=== PROBLEM REQUIREMENTS ===
Quote the whole listing word for word. Do not include the pictures.

=== MATERIAL PROVIDED ===

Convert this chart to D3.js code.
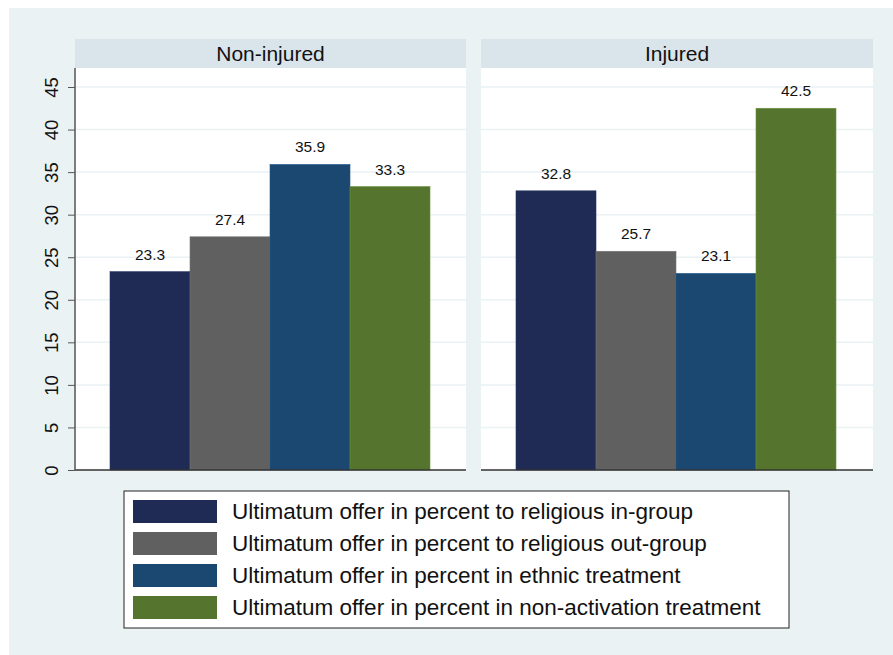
<!DOCTYPE html>
<html>
<head>
<meta charset="utf-8">
<style>
  body { margin: 0; background: #fff; font-family: "Liberation Sans", Arial, sans-serif; }
  svg text { fill: #111; }
</style>
</head>
<body>
<script src="https://d3js.org/d3.v7.min.js"></script>
<script>
// data
var panels = ["Non-injured", "Injured"];
var seriesNames = [
  "Ultimatum offer in percent to religious in-group",
  "Ultimatum offer in percent to religious out-group",
  "Ultimatum offer in percent in ethnic treatment",
  "Ultimatum offer in percent in non-activation treatment"
];
var nonInjured = [23.3, 27.4, 35.9, 33.3];
var injured = [32.8, 25.7, 23.1, 42.5];
var yTicks = [0, 5, 10, 15, 20, 25, 30, 35, 40, 45];
var colors = ["#1f2b54", "#606060", "#1b4870", "#55752f"];

var W = 893, H = 655;
var svg = d3.select("body").append("svg").attr("width", W).attr("height", H);

// outer background
svg.append("rect").attr("x", 9).attr("y", 8).attr("width", W - 9).attr("height", H - 8)
    .attr("fill", "#eaf2f3");

var plotTop = 68, plotBottom = 470;
var y = d3.scaleLinear().domain([0, 45]).range([plotBottom, 87]);

var panelX = [[75, 466], [481, 873]];
var values = [nonInjured, injured];

// y axis
var yAxis = svg.append("g").attr("transform", "translate(75,0)")
    .call(d3.axisLeft(y).tickValues(yTicks).tickSize(7).tickPadding(4));
yAxis.select(".domain").remove();
yAxis.selectAll("line").attr("stroke", "#555");
yAxis.selectAll("text").remove();
yAxis.selectAll(".tick").append("text")
    .attr("transform", "translate(-17,0) rotate(-90)")
    .attr("text-anchor", "middle")
    .attr("font-size", 18.5)
    .style("fill", "#111")
    .text(function(d) { return d; });

panels.forEach(function(name, p) {
  var x0 = panelX[p][0], x1 = panelX[p][1];
  var g = svg.append("g");

  // header strip
  g.append("rect").attr("x", x0).attr("y", 39).attr("width", x1 - x0).attr("height", 29)
      .attr("fill", "#d9e5ea");
  g.append("text").attr("x", (x0 + x1) / 2).attr("y", 61)
      .attr("text-anchor", "middle").attr("font-size", 21).text(name);

  // plot area
  g.append("rect").attr("x", x0).attr("y", plotTop).attr("width", x1 - x0)
      .attr("height", plotBottom - plotTop).attr("fill", "#fff");

  // gridlines
  g.selectAll(".grid").data(yTicks.slice(1)).enter().append("line")
      .attr("x1", x0).attr("x2", x1)
      .attr("y1", function(d) { return y(d); }).attr("y2", function(d) { return y(d); })
      .attr("stroke", "#eaf2f3").attr("stroke-width", 1.5);

  var x = d3.scaleBand().domain(d3.range(4)).range([x0 + 35, x0 + 35 + 320]).padding(0);

  g.selectAll(".bar").data(values[p]).enter().append("rect")
      .attr("x", function(d, i) { return x(i); })
      .attr("y", function(d) { return y(d); })
      .attr("width", x.bandwidth())
      .attr("height", function(d) { return plotBottom - y(d); })
      .attr("fill", function(d, i) { return colors[i]; })
      .attr("stroke", function(d, i) { return d3.rgb(colors[i]).brighter(0.6); })
      .attr("stroke-width", 0.6);

  g.selectAll(".lbl").data(values[p]).enter().append("text")
      .attr("x", function(d, i) { return x(i) + x.bandwidth() / 2; })
      .attr("y", function(d) { return y(d) - 12; })
      .attr("text-anchor", "middle").attr("font-size", 15.5)
      .text(function(d) { return d3.format(".1f")(d); });

  // bottom axis line
  g.append("line").attr("x1", x0).attr("x2", x1).attr("y1", plotBottom).attr("y2", plotBottom)
      .attr("stroke", "#333").attr("stroke-width", 1.5);
});

// left axis line
svg.append("line").attr("x1", 75).attr("x2", 75).attr("y1", plotTop).attr("y2", plotBottom)
    .attr("stroke", "#555").attr("stroke-width", 1.5);

// legend
var lg = svg.append("g");
lg.append("rect").attr("x", 124).attr("y", 491).attr("width", 665).attr("height", 137)
    .attr("fill", "#fff").attr("stroke", "#222").attr("stroke-width", 1);
seriesNames.forEach(function(s, i) {
  var ry = 500 + i * 32;
  lg.append("rect").attr("x", 133).attr("y", ry).attr("width", 84).attr("height", 23)
      .attr("fill", colors[i]);
  lg.append("text").attr("x", 232).attr("y", ry + 19).attr("font-size", 22.5).text(s);
});
</script>
</body>
</html>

=== OUTPUT FOR THIS EXERCISE ===
Convert this chart to D3.js code.
<!DOCTYPE html>
<html>
<head>
<meta charset="utf-8">
<style>
  body { margin: 0; background: #fff; font-family: "Liberation Sans", Arial, sans-serif; }
  svg text { fill: #111; }
</style>
</head>
<body>
<script src="https://d3js.org/d3.v7.min.js"></script>
<script>
// data
var panels = ["Non-injured", "Injured"];
var seriesNames = [
  "Ultimatum offer in percent to religious in-group",
  "Ultimatum offer in percent to religious out-group",
  "Ultimatum offer in percent in ethnic treatment",
  "Ultimatum offer in percent in non-activation treatment"
];
var nonInjured = [23.3, 27.4, 35.9, 33.3];
var injured = [32.8, 25.7, 23.1, 42.5];
var yTicks = [0, 5, 10, 15, 20, 25, 30, 35, 40, 45];
var colors = ["#1f2b54", "#606060", "#1b4870", "#55752f"];

var W = 893, H = 655;
var svg = d3.select("body").append("svg").attr("width", W).attr("height", H);

// outer background
svg.append("rect").attr("x", 9).attr("y", 8).attr("width", W - 9).attr("height", H - 8)
    .attr("fill", "#eaf2f3");

var plotTop = 68, plotBottom = 470;
var y = d3.scaleLinear().domain([0, 45]).range([plotBottom, 87]);

var panelX = [[75, 466], [481, 873]];
var values = [nonInjured, injured];

// y axis
var yAxis = svg.append("g").attr("transform", "translate(75,0)")
    .call(d3.axisLeft(y).tickValues(yTicks).tickSize(7).tickPadding(4));
yAxis.select(".domain").remove();
yAxis.selectAll("line").attr("stroke", "#555");
yAxis.selectAll("text").remove();
yAxis.selectAll(".tick").append("text")
    .attr("transform", "translate(-17,0) rotate(-90)")
    .attr("text-anchor", "middle")
    .attr("font-size", 18.5)
    .style("fill", "#111")
    .text(function(d) { return d; });

panels.forEach(function(name, p) {
  var x0 = panelX[p][0], x1 = panelX[p][1];
  var g = svg.append("g");

  // header strip
  g.append("rect").attr("x", x0).attr("y", 39).attr("width", x1 - x0).attr("height", 29)
      .attr("fill", "#d9e5ea");
  g.append("text").attr("x", (x0 + x1) / 2).attr("y", 61)
      .attr("text-anchor", "middle").attr("font-size", 21).text(name);

  // plot area
  g.append("rect").attr("x", x0).attr("y", plotTop).attr("width", x1 - x0)
      .attr("height", plotBottom - plotTop).attr("fill", "#fff");

  // gridlines
  g.selectAll(".grid").data(yTicks.slice(1)).enter().append("line")
      .attr("x1", x0).attr("x2", x1)
      .attr("y1", function(d) { return y(d); }).attr("y2", function(d) { return y(d); })
      .attr("stroke", "#eaf2f3").attr("stroke-width", 1.5);

  var x = d3.scaleBand().domain(d3.range(4)).range([x0 + 35, x0 + 35 + 320]).padding(0);

  g.selectAll(".bar").data(values[p]).enter().append("rect")
      .attr("x", function(d, i) { return x(i); })
      .attr("y", function(d) { return y(d); })
      .attr("width", x.bandwidth())
      .attr("height", function(d) { return plotBottom - y(d); })
      .attr("fill", function(d, i) { return colors[i]; })
      .attr("stroke", function(d, i) { return d3.rgb(colors[i]).brighter(0.6); })
      .attr("stroke-width", 0.6);

  g.selectAll(".lbl").data(values[p]).enter().append("text")
      .attr("x", function(d, i) { return x(i) + x.bandwidth() / 2; })
      .attr("y", function(d) { return y(d) - 12; })
      .attr("text-anchor", "middle").attr("font-size", 15.5)
      .text(function(d) { return d3.format(".1f")(d); });

  // bottom axis line
  g.append("line").attr("x1", x0).attr("x2", x1).attr("y1", plotBottom).attr("y2", plotBottom)
      .attr("stroke", "#333").attr("stroke-width", 1.5);
});

// left axis line
svg.append("line").attr("x1", 75).attr("x2", 75).attr("y1", plotTop).attr("y2", plotBottom)
    .attr("stroke", "#555").attr("stroke-width", 1.5);

// legend
var lg = svg.append("g");
lg.append("rect").attr("x", 124).attr("y", 491).attr("width", 665).attr("height", 137)
    .attr("fill", "#fff").attr("stroke", "#222").attr("stroke-width", 1);
seriesNames.forEach(function(s, i) {
  var ry = 500 + i * 32;
  lg.append("rect").attr("x", 133).attr("y", ry).attr("width", 84).attr("height", 23)
      .attr("fill", colors[i]);
  lg.append("text").attr("x", 232).attr("y", ry + 19).attr("font-size", 22.5).text(s);
});
</script>
</body>
</html>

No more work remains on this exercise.